[Date Prev][Date Next][Thread Prev][Thread Next][Date Index][Thread Index]
USAF Speech Subterfuge (fwd)
----- Forwarded Message:
Date: 25 Oct 1996 10:48:12
To: Recipients of conference <[email protected]>
From: [email protected] (James Salsman)
Subject: speech subterfuge
I have some indirect evidence that patent-related
activities of the U.S. Air Force may have intentionally
obscured the mathematical definition of "cepstrum" from
the mid-1970s, with literally tremendous implecations
for the computer speech processing industry (perhaps
billions of dollars in real economic damage by now), and
also harming current war reduction projects such as
automatic language translation systems. The correct
definition was published in 1963 by Cooley and Tukey
(who also coined the term "bit".) For those who care,
the Cooley-Tukey cepstrum is:
FFT( ln( | FFT( sample .* window ) | ) )
And for speech processing, the definition is:
FFT( ln( melScale( | FFT( sample .* window ) | ) ) )
(The "melody scale" atenuates frequencies atenuated by
the human ear. N.B.: Both the resulting cepstral
magnitude and phase are significant, e.g., the result
is a vector of complex numbers.
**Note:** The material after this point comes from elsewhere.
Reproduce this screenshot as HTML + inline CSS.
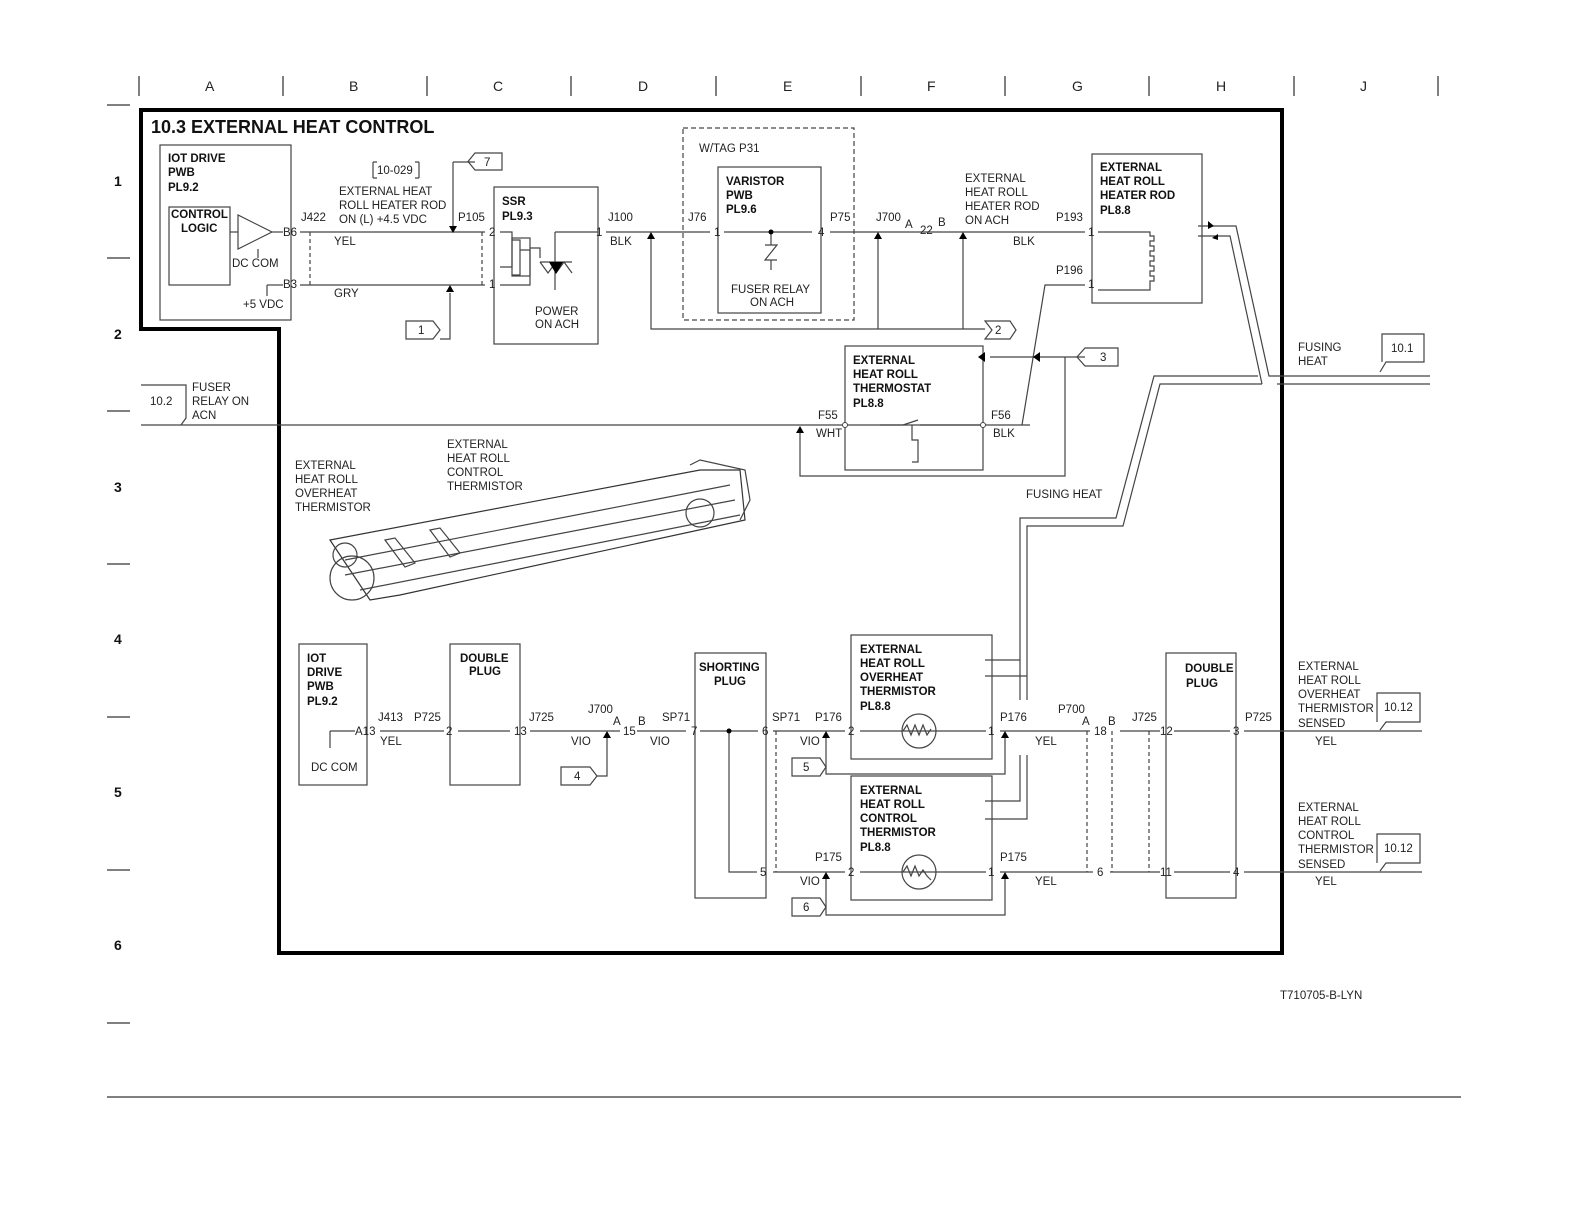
<!DOCTYPE html>
<html><head><style>
html,body{margin:0;padding:0;background:#fff;overflow:hidden;width:1584px;height:1224px}
svg{display:block}
text{font-family:"Liberation Sans",sans-serif;font-size:11.5px;fill:#222}
.b{font-weight:bold;fill:#111}
.h{font-size:14px}
</style></head><body>
<svg width="1584" height="1224" viewBox="0 0 1584 1224" xmlns="http://www.w3.org/2000/svg">
<g stroke="#000" fill="none" stroke-width="1">
<line x1="139" y1="76" x2="139" y2="96"/><line x1="283" y1="76" x2="283" y2="96"/><line x1="427" y1="76" x2="427" y2="96"/><line x1="571" y1="76" x2="571" y2="96"/><line x1="716" y1="76" x2="716" y2="96"/><line x1="861" y1="76" x2="861" y2="96"/><line x1="1005" y1="76" x2="1005" y2="96"/><line x1="1149" y1="76" x2="1149" y2="96"/><line x1="1294" y1="76" x2="1294" y2="96"/><line x1="1438" y1="76" x2="1438" y2="96"/>
<line x1="107" y1="105" x2="130" y2="105"/><line x1="107" y1="258" x2="130" y2="258"/><line x1="107" y1="411" x2="130" y2="411"/><line x1="107" y1="564" x2="130" y2="564"/><line x1="107" y1="717" x2="130" y2="717"/><line x1="107" y1="870" x2="130" y2="870"/><line x1="107" y1="1023" x2="130" y2="1023"/>
<line x1="107" y1="1097" x2="1461" y2="1097"/>
<path d="M141,110H1282V953H279V329H141Z" stroke-width="4"/>
</g>
<g class="h">
<text x="205" y="91" class="h">A</text><text x="349" y="91" class="h">B</text><text x="493" y="91" class="h">C</text><text x="638" y="91" class="h">D</text><text x="783" y="91" class="h">E</text><text x="927" y="91" class="h">F</text><text x="1072" y="91" class="h">G</text><text x="1216" y="91" class="h">H</text><text x="1360" y="91" class="h">J</text>
<text x="114" y="186" class="h b">1</text><text x="114" y="339" class="h b">2</text><text x="114" y="492" class="h b">3</text><text x="114" y="644" class="h b">4</text><text x="114" y="797" class="h b">5</text><text x="114" y="950" class="h b">6</text>
</g>
<text x="151" y="133" class="b" style="font-size:18px">10.3 EXTERNAL HEAT CONTROL</text>

<g stroke="#444" fill="none" stroke-width="1.2">
<rect x="160" y="145" width="131" height="175"/>
<rect x="169" y="207" width="61" height="78"/>
<path d="M238,215L238,249L272,232Z"/>
<line x1="230" y1="232" x2="238" y2="232"/><line x1="272" y1="232" x2="283" y2="232"/>
<line x1="300" y1="232" x2="485" y2="232"/><line x1="300" y1="285" x2="485" y2="285"/>
<line x1="267" y1="285" x2="283" y2="285"/><line x1="267" y1="285" x2="267" y2="296"/>
<line x1="258" y1="249" x2="258" y2="258"/>
<line x1="310" y1="232" x2="310" y2="285" stroke-dasharray="4,3"/><line x1="482" y1="232" x2="482" y2="285" stroke-dasharray="4,3"/>
<path d="M373,162V178M373,162h4M373,178h4M419,162V178M419,162h-4M419,178h-4"/>
<path d="M453,162H475M453,162V226"/><path d="M475,153H502V170H475L468,161.5Z"/>
<path d="M440,339H450V293"/><path d="M406,321H433L440,330L433,339H406Z"/>
<rect x="494" y="187" width="104" height="157"/>
<path d="M500,232H512V267H500M512,240H520V275H512M520,250H530V285H500"/>
<rect x="512" y="238" width="18" height="38"/>
<path d="M530,248H540V258M555,232V290M555,232H598"/>
<path d="M540,262H572M540,262L548,273L556,262M556,273L564,262L572,273"/>
<line x1="606" y1="232" x2="710" y2="232"/>
<rect x="683" y="128" width="171" height="192" stroke-dasharray="5,3"/>
<rect x="718" y="167" width="103" height="146"/>
<path d="M724,232H812M771,232V245M765,245H777L765,260H777M771,260V270"/>
<line x1="830" y1="232" x2="1085" y2="232"/>
<path d="M651,239V329H985"/><path d="M878,239V329M963,239V329"/>
<path d="M985,321H1010L1016,330L1010,339H985L992,330Z"/>
<rect x="1092" y="154" width="110" height="149"/>
<path d="M1098,232H1150V236h4v5h-4v5h4v5h-4v5h4v5h-4v5h4v5h-4v5h4v5h-4v9H1098"/>
<path d="M1085,285H1045L1022,425"/>
<rect x="845" y="346" width="138" height="124"/>
<line x1="141" y1="425" x2="1030" y2="425"/>
<path d="M880,425H903M903,425L918,420M920,425H983M912,425V440H918V462H912"/>
<path d="M990,357H1085M1065,357V476H800V432"/>
<path d="M1085,348H1118V366H1085L1077,357Z"/>
<path d="M141,385H186V418H186L181,425"/>
<path d="M1198,226H1236L1269,376H1430"/>
<path d="M1198,236H1230L1262,384"/>
<path d="M1277,384H1430"/>
<path d="M1258,376H1154L1116,518H1020V700"/>
<path d="M1262,384H1160L1123,526H1027V700"/>
<path d="M1380,372L1386,362H1424V334H1382V362"/>
<rect x="299" y="644" width="68" height="141"/>
<rect x="450" y="644" width="70" height="141"/>
<rect x="695" y="653" width="71" height="245"/>
<rect x="851" y="635" width="141" height="124"/>
<rect x="851" y="776" width="141" height="124"/>
<rect x="1166" y="653" width="70" height="245"/>
<path d="M330,731H355M330,731V748M380,731H444M458,731H510M530,731H620M637,731H686M700,731H758M773,731H845M860,731H986M1000,731H1090M1120,731H1160M1174,731H1230M1244,731H1422"/>
<path d="M729,731V872H757M773,872H845M860,872H986M1000,872H1093M1110,872H1160M1174,872H1230M1244,872H1422"/>
<circle cx="919" cy="731" r="17"/><circle cx="919" cy="872" r="17"/>
<path d="M903,731l4,-6l4,10l4,-10l4,10l4,-10l4,10l4,-6"/>
<path d="M903,872l4,-6l4,10l4,-10l4,10l4,-6l4,6l4,4"/>
<path d="M607,738V776H597"/><path d="M561,767H590L597,776L590,785H561Z"/>
<path d="M776,731V872" stroke-dasharray="4,3"/>
<path d="M1087,731V872M1112,731V872M1149,731V872" stroke-dasharray="4,3"/>
<path d="M826,738V774H1005V738"/><path d="M792,758H820L826,767L820,776H792Z"/>
<path d="M826,879V915H1005V879"/><path d="M792,898H820L826,907L820,916H792Z"/>
<path d="M985,660H1020M985,676H1027"/>
<path d="M985,801H1020V755M985,819H1027V755"/>
<path d="M1380,730L1386,722H1420V693H1377V722"/>
<path d="M1380,871L1386,863H1420V834H1377V863"/>
<path d="M330,540L700,470L740,470L745,520L400,595L370,600Z" stroke="#333"/>
<path d="M345,560L730,485M345,575L735,500M360,590L740,515"/>
<circle cx="352" cy="578" r="22"/><circle cx="345" cy="555" r="12"/>
<path d="M385,540l10,-2l20,25l-10,4zM430,530l10,-2l20,25l-10,4z"/>
<path d="M690,465l10,-5l45,10l5,30l-10,20"/>
<circle cx="700" cy="513" r="14"/>
</g>
<g fill="#000">
<path d="M449,226h8l-4,7z"/><path d="M446,292h8l-4,-7z"/><path d="M647,239h8l-4,-7z"/><path d="M874,239h8l-4,-7z"/><path d="M959,239h8l-4,-7z"/>
<path d="M985,352v10l-7,-5z"/><path d="M1040,352v10l-7,-5z"/><path d="M796,433h8l-4,-7z"/>
<path d="M603,738h8l-4,-7z"/><path d="M822,738h8l-4,-7z"/><path d="M1001,738h8l-4,-7z"/><path d="M822,879h8l-4,-7z"/><path d="M1001,879h8l-4,-7z"/>
<circle cx="771" cy="232" r="2.5"/><circle cx="729" cy="731" r="2.5"/>
<path d="M549,262h14l-7,12z"/><path d="M1208,221l6,5l-6,3z"/><path d="M1212,238l6,-4l0,6z"/>
</g>
<g fill="#fff" stroke="#444"><circle cx="845" cy="425" r="2.5"/><circle cx="983" cy="425" r="2.5"/></g>
<g>
<text x="168" y="162" class="b">IOT DRIVE</text><text x="168" y="176" class="b">PWB</text><text x="168" y="191" class="b">PL9.2</text>
<text x="171" y="218" class="b">CONTROL</text><text x="181" y="232" class="b">LOGIC</text>
<text x="232" y="267">DC COM</text><text x="283" y="236">B6</text><text x="283" y="288">B3</text><text x="243" y="308">+5 VDC</text>
<text x="301" y="221">J422</text><text x="334" y="245">YEL</text><text x="334" y="297">GRY</text>
<text x="377" y="174">10-029</text>
<text x="339" y="195">EXTERNAL HEAT</text><text x="339" y="209">ROLL HEATER ROD</text><text x="339" y="223">ON (L) +4.5 VDC</text>
<text x="458" y="221">P105</text><text x="489" y="236">2</text><text x="489" y="288">1</text>
<text x="484" y="166">7</text><text x="418" y="334">1</text>
<text x="502" y="205" class="b">SSR</text><text x="502" y="220" class="b">PL9.3</text>
<text x="535" y="315">POWER</text><text x="535" y="328">ON ACH</text>
<text x="596" y="236">1</text><text x="608" y="221">J100</text><text x="610" y="245">BLK</text>
<text x="699" y="152">W/TAG P31</text><text x="688" y="221">J76</text><text x="714" y="236">1</text><text x="818" y="236">4</text><text x="830" y="221">P75</text>
<text x="726" y="185" class="b">VARISTOR</text><text x="726" y="199" class="b">PWB</text><text x="726" y="213" class="b">PL9.6</text>
<text x="731" y="293">FUSER RELAY</text><text x="750" y="306">ON ACH</text>
<text x="876" y="221">J700</text><text x="905" y="228">A</text><text x="920" y="234">22</text><text x="938" y="226">B</text>
<text x="965" y="182">EXTERNAL</text><text x="965" y="196">HEAT ROLL</text><text x="965" y="210">HEATER ROD</text><text x="965" y="224">ON ACH</text>
<text x="1013" y="245">BLK</text><text x="1056" y="221">P193</text><text x="1056" y="274">P196</text><text x="1088" y="236">1</text><text x="1088" y="288">1</text>
<text x="995" y="334">2</text><text x="1100" y="361">3</text>
<text x="1100" y="171" class="b">EXTERNAL</text><text x="1100" y="185" class="b">HEAT ROLL</text><text x="1100" y="199" class="b">HEATER ROD</text><text x="1100" y="214" class="b">PL8.8</text>
<text x="1298" y="351">FUSING</text><text x="1298" y="365">HEAT</text><text x="1391" y="352">10.1</text>
<text x="853" y="364" class="b">EXTERNAL</text><text x="853" y="378" class="b">HEAT ROLL</text><text x="853" y="392" class="b">THERMOSTAT</text><text x="853" y="407" class="b">PL8.8</text>
<text x="818" y="419">F55</text><text x="816" y="437">WHT</text><text x="991" y="419">F56</text><text x="993" y="437">BLK</text>
<text x="150" y="405">10.2</text><text x="192" y="391">FUSER</text><text x="192" y="405">RELAY ON</text><text x="192" y="419">ACN</text>
<text x="1026" y="498">FUSING HEAT</text>
<text x="447" y="448">EXTERNAL</text><text x="447" y="462">HEAT ROLL</text><text x="447" y="476">CONTROL</text><text x="447" y="490">THERMISTOR</text>
<text x="295" y="469">EXTERNAL</text><text x="295" y="483">HEAT ROLL</text><text x="295" y="497">OVERHEAT</text><text x="295" y="511">THERMISTOR</text>
<text x="307" y="662" class="b">IOT</text><text x="307" y="676" class="b">DRIVE</text><text x="307" y="690" class="b">PWB</text><text x="307" y="705" class="b">PL9.2</text>
<text x="311" y="771">DC COM</text><text x="355" y="735">A13</text><text x="378" y="721">J413</text><text x="380" y="745">YEL</text>
<text x="414" y="721">P725</text><text x="446" y="735">2</text><text x="514" y="735">13</text><text x="529" y="721">J725</text>
<text x="460" y="662" class="b">DOUBLE</text><text x="469" y="675" class="b">PLUG</text>
<text x="588" y="713">J700</text><text x="613" y="725">A</text><text x="623" y="735">15</text><text x="638" y="725">B</text><text x="571" y="745">VIO</text><text x="650" y="745">VIO</text><text x="662" y="721">SP71</text>
<text x="574" y="780">4</text><text x="803" y="771">5</text><text x="803" y="911">6</text>
<text x="699" y="671" class="b">SHORTING</text><text x="714" y="685" class="b">PLUG</text>
<text x="691" y="735">7</text><text x="762" y="735">6</text><text x="760" y="876">5</text>
<text x="772" y="721">SP71</text><text x="815" y="721">P176</text><text x="848" y="735">2</text><text x="800" y="745">VIO</text>
<text x="815" y="861">P175</text><text x="848" y="876">2</text><text x="800" y="885">VIO</text>
<text x="860" y="653" class="b">EXTERNAL</text><text x="860" y="667" class="b">HEAT ROLL</text><text x="860" y="681" class="b">OVERHEAT</text><text x="860" y="695" class="b">THERMISTOR</text><text x="860" y="710" class="b">PL8.8</text>
<text x="860" y="794" class="b">EXTERNAL</text><text x="860" y="808" class="b">HEAT ROLL</text><text x="860" y="822" class="b">CONTROL</text><text x="860" y="836" class="b">THERMISTOR</text><text x="860" y="851" class="b">PL8.8</text>
<text x="988" y="735">1</text><text x="1000" y="721">P176</text><text x="1035" y="745">YEL</text>
<text x="988" y="876">1</text><text x="1000" y="861">P175</text><text x="1035" y="885">YEL</text>
<text x="1058" y="713">P700</text><text x="1082" y="725">A</text><text x="1094" y="735">18</text><text x="1108" y="725">B</text><text x="1097" y="876">6</text>
<text x="1132" y="721">J725</text><text x="1160" y="735">12</text><text x="1160" y="876">11</text><text x="1233" y="735">3</text><text x="1233" y="876">4</text><text x="1245" y="721">P725</text>
<text x="1185" y="672" class="b">DOUBLE</text><text x="1186" y="687" class="b">PLUG</text>
<text x="1298" y="670">EXTERNAL</text><text x="1298" y="684">HEAT ROLL</text><text x="1298" y="698">OVERHEAT</text><text x="1298" y="712">THERMISTOR</text><text x="1298" y="727">SENSED</text><text x="1315" y="745">YEL</text><text x="1384" y="711">10.12</text>
<text x="1298" y="811">EXTERNAL</text><text x="1298" y="825">HEAT ROLL</text><text x="1298" y="839">CONTROL</text><text x="1298" y="853">THERMISTOR</text><text x="1298" y="868">SENSED</text><text x="1315" y="885">YEL</text><text x="1384" y="852">10.12</text>
<text x="1280" y="999">T710705-B-LYN</text>
</g>
</svg>
</body></html>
Furthermore, only
the first few elements of the cepstral vector are
necessary for the formant envelope, while the exitation
(i.e., the harmonics) are encoded as a peak towards the
end of the vector.)
The error has been to use the inverse Fourier transform
instead of the second (outside) FFT, which seems to be
why researchers have been experimenting with the
(slightly) better Discrete Cosine Transform, from video
signal processing.
Sincerely,
:James Salsman
----- End Forward